Private ratings - V-chip

National Review, Sept 25, 1995 by Lewis M. Andrews

The real challenge is to adopt a system that gives parents the ability to choose a ratings source that best reflects their own tastes and convictions -- in other words, to privatize the input. Under such a system, parents would have the option of subscribing to a wide variety of rating scales -- including those provided by church groups, educational organizations such as the PTA, family-oriented magazines, even a home-school consortium -- with program classifications beamed directly to the family TV. Such a system not only would give parents optimum control over home viewing, but would liberate many program providers, as well. For example, those producers who wanted to film stories that might fail some technical definition of excessive sex or violence -- Hamlet, say -- would not be at the mercy of a single scale or of the board applying it.

The good news is that the technology to privatize the V-chip already exists. All that is needed to allow an evaluator of choice to pass ratings directly to the family TV is a wireless receiver that can pick up a broadcast of VCR-Plus codes with attached grades, similar to the cellular devices now used to control building temperatures, activate home alarm systems, set highway traffic signals, guide the routing of express mail trucks, and make possible the outdoor check-in of car rentals.

The idea of merging VCR and cellular technology to allow parents to delegate rating decisions to 'an arbiter of choice is already a very viable option,' says Paul Dawes, the Business Development Manager of the California software firm Sybase, who testified recently on the V-chip before the Senate Commerce Committee. Gary Shapiro, Group Vice President of the Electronic Industries Association, agrees, adding that 'there are a lot of ways parents could let their TVs be governed by a ratings service [of their] choice -- telephone lines, microwave transmission, even using a computer disk received monthly in the mail.'

Ironically, the one thing most likely to stall the rapid commercialization of such a parent-empowering super-V-chip is the current V-chip legislation. 'By forcing TV manufacturers to develop a chip that reads ratings encoded in the black bar of the broadcast signal,' explains Dawes, 'you're relying on (outmoded) analogue technology,' not digital. The effect will be to 'prolong the dependence of home entertainment on analogue technology for years to come,' erecting artificial barriers to advances that would offer parents real control over the family TV.
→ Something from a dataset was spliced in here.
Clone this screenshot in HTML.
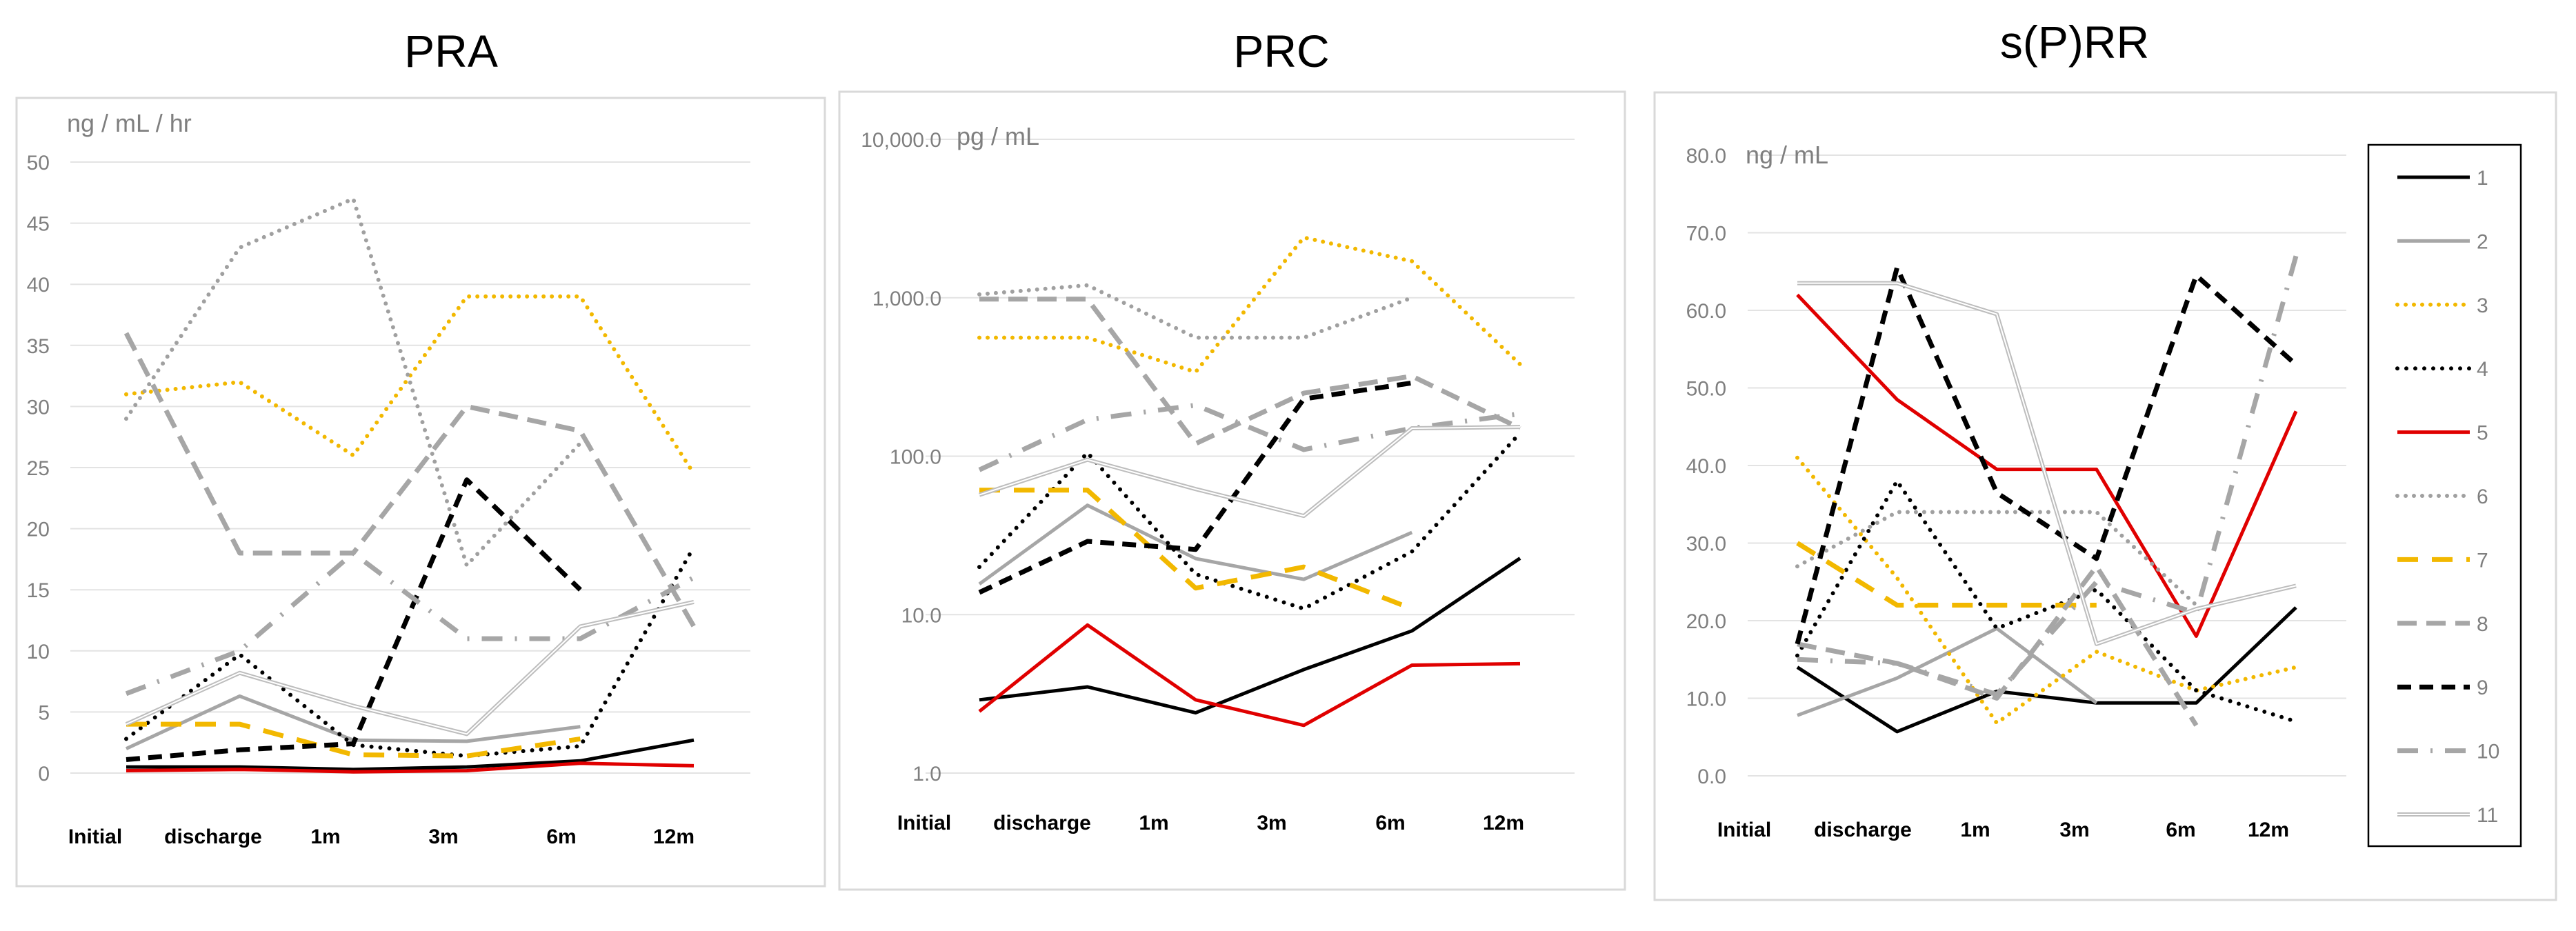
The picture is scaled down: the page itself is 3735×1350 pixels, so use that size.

Unfortunately, these arguments do not seem to have much influence on politicians who are eager to prove they are 'doing something today' about media violence or who are simply more comfortable with hierarchical notions of regulation. When President Clinton said in his recent defense of the current V-chip legislation before the fourth annual conference on family issues in Nashville, 'I see no alternative to the problem,' he was, in all likelihood, telling us the truth. He probably doesn't.